━━ Task material

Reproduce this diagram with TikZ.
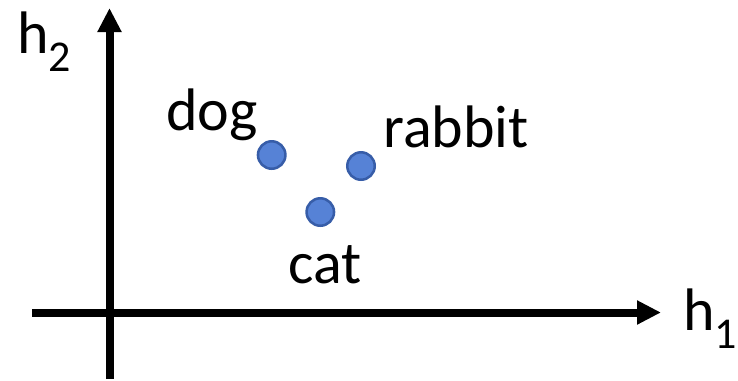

━━━━
━━ Task material

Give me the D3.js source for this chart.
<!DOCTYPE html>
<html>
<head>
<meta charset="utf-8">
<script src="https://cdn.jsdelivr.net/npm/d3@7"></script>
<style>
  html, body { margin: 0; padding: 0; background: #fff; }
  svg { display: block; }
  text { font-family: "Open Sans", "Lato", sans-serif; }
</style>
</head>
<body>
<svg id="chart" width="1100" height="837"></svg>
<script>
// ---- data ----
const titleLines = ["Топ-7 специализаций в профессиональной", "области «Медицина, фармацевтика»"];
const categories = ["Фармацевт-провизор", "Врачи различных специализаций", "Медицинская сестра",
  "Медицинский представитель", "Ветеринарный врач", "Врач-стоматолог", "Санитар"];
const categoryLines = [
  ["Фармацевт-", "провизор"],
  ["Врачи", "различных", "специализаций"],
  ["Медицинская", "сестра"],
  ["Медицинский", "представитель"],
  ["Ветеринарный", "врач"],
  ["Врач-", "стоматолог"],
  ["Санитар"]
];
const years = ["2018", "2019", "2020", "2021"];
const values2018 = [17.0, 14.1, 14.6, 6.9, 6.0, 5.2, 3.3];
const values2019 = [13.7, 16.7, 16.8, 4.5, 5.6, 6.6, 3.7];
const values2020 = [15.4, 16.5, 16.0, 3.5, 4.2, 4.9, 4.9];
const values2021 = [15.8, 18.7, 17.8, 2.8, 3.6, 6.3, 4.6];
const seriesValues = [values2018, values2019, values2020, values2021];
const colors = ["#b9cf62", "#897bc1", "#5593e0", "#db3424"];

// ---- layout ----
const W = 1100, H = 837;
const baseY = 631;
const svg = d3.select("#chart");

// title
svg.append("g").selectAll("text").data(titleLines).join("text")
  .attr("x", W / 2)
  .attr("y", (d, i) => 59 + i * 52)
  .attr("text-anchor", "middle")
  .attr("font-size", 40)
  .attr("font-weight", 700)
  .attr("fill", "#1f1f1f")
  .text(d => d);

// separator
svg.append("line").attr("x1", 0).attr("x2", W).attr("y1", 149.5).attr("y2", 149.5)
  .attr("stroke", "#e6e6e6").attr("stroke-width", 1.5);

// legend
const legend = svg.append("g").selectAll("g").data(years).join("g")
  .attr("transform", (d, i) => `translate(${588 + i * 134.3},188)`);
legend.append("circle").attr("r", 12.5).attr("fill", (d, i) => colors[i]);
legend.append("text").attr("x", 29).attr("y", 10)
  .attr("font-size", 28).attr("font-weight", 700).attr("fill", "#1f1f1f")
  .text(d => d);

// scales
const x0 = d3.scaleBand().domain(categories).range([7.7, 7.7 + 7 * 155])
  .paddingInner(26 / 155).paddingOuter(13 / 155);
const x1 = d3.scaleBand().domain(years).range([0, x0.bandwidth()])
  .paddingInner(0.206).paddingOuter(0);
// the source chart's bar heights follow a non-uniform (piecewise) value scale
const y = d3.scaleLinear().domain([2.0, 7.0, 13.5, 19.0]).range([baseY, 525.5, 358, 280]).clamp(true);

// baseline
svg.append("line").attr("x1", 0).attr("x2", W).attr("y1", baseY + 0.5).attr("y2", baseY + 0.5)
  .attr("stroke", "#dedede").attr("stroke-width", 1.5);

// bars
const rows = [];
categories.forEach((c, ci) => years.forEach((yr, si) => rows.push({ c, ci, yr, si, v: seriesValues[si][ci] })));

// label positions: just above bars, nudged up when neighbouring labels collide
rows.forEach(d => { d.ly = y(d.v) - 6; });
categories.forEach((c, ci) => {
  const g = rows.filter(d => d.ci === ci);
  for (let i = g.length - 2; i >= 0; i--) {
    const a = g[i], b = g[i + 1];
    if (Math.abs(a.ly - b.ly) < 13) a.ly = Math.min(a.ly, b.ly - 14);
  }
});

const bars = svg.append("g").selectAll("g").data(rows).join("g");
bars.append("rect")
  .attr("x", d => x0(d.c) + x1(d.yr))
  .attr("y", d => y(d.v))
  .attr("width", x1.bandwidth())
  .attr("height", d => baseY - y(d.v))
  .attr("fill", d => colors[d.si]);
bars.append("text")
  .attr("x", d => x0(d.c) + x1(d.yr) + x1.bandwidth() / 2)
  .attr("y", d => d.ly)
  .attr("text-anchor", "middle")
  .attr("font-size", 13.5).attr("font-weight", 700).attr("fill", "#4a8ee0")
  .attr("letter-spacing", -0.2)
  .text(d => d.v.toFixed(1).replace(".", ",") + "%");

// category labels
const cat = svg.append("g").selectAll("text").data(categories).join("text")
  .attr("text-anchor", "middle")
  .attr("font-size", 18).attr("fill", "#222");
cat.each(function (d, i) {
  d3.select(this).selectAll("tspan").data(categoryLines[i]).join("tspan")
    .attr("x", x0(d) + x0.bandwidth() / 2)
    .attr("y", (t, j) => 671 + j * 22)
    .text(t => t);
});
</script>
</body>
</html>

━━━━
━━ Task material

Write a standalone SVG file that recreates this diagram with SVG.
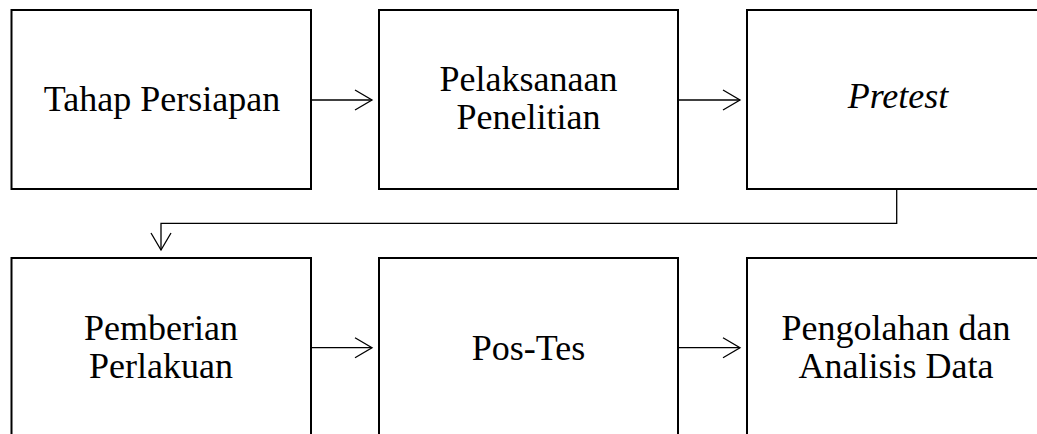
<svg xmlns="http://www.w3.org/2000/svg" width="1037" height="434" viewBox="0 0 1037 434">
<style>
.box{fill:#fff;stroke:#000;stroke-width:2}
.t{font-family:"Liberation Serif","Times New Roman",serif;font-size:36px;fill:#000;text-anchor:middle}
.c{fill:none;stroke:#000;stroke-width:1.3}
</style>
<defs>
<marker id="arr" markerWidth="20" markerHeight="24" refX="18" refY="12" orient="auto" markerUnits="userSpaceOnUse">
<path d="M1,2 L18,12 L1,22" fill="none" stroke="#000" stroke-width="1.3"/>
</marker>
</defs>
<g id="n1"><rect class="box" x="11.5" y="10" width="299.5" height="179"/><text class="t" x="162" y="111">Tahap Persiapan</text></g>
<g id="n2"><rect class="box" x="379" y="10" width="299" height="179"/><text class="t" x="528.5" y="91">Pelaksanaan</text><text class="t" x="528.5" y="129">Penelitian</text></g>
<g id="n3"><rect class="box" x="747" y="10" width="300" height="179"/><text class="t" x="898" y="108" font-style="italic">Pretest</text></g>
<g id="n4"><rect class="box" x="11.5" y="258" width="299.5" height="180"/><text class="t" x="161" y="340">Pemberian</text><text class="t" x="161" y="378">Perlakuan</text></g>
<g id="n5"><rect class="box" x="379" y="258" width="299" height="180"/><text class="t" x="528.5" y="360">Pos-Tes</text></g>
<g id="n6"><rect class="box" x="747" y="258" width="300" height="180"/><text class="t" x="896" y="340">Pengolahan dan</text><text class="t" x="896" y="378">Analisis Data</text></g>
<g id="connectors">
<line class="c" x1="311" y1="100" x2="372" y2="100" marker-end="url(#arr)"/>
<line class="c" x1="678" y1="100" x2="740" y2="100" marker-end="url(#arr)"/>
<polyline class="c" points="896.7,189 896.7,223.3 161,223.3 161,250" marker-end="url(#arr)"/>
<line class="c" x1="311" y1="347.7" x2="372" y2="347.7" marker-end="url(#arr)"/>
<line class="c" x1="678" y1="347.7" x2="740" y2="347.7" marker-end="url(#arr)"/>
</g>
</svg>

━━━━

Given instruction:
Locate all lines holding the word "source", then copy them out.

Task output:
Give me the D3.js source for this chart.
// the source chart's bar heights follow a non-uniform (piecewise) value scale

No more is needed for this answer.